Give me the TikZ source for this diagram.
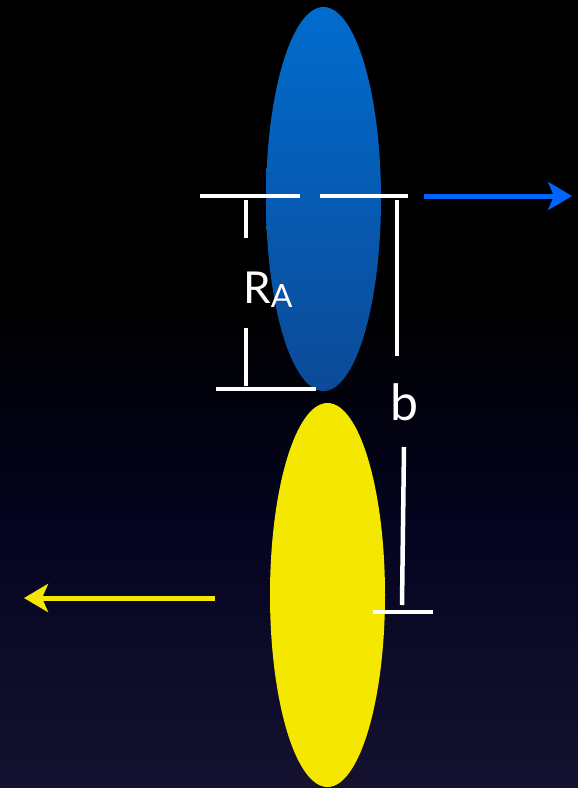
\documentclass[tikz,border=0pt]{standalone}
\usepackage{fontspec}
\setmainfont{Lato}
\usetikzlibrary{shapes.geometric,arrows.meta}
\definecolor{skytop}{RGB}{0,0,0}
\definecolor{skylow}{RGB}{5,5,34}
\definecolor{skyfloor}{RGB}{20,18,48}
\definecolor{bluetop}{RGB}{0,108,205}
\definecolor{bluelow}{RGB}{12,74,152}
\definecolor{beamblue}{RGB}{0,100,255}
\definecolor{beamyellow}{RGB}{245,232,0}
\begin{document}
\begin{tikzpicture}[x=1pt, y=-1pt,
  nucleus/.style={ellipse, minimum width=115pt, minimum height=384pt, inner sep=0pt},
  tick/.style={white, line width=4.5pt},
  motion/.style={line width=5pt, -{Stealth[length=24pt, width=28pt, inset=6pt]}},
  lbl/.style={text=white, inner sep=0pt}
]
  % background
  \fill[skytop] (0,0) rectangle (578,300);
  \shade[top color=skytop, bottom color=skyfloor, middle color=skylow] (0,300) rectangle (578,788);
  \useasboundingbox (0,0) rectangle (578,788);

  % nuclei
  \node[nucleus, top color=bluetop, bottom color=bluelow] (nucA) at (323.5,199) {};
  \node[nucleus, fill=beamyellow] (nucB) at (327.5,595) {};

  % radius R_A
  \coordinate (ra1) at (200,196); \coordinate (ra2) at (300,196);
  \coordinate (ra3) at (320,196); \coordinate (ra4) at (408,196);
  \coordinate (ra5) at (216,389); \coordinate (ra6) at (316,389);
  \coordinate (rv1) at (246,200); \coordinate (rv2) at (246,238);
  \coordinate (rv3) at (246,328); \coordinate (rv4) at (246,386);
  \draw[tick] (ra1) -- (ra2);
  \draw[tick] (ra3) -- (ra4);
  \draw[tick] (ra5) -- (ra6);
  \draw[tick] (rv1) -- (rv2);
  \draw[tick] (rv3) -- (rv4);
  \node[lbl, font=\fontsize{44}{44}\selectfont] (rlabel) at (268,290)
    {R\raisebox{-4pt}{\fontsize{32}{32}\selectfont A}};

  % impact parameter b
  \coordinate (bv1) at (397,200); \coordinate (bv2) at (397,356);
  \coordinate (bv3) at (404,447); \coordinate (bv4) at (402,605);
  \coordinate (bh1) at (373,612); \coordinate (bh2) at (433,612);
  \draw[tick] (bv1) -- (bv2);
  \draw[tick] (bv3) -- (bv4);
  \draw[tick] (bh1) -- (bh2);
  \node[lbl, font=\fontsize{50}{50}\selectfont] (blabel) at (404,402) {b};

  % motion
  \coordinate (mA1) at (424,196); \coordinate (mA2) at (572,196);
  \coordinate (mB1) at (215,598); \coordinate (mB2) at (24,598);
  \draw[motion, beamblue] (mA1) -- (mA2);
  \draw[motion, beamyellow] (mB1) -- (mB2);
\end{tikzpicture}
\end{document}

───

STATED EXERCISE
Starting at the top of the listing above, please restate word for word each line up to and including the one that holds "fill=beamyellow] (nucB) at", omitting every image.

FINAL ANSWER
Give me the TikZ source for this diagram.
\documentclass[tikz,border=0pt]{standalone}
\usepackage{fontspec}
\setmainfont{Lato}
\usetikzlibrary{shapes.geometric,arrows.meta}
\definecolor{skytop}{RGB}{0,0,0}
\definecolor{skylow}{RGB}{5,5,34}
\definecolor{skyfloor}{RGB}{20,18,48}
\definecolor{bluetop}{RGB}{0,108,205}
\definecolor{bluelow}{RGB}{12,74,152}
\definecolor{beamblue}{RGB}{0,100,255}
\definecolor{beamyellow}{RGB}{245,232,0}
\begin{document}
\begin{tikzpicture}[x=1pt, y=-1pt,
  nucleus/.style={ellipse, minimum width=115pt, minimum height=384pt, inner sep=0pt},
  tick/.style={white, line width=4.5pt},
  motion/.style={line width=5pt, -{Stealth[length=24pt, width=28pt, inset=6pt]}},
  lbl/.style={text=white, inner sep=0pt}
]
  % background
  \fill[skytop] (0,0) rectangle (578,300);
  \shade[top color=skytop, bottom color=skyfloor, middle color=skylow] (0,300) rectangle (578,788);
  \useasboundingbox (0,0) rectangle (578,788);

  % nuclei
  \node[nucleus, top color=bluetop, bottom color=bluelow] (nucA) at (323.5,199) {};
  \node[nucleus, fill=beamyellow] (nucB) at (327.5,595) {};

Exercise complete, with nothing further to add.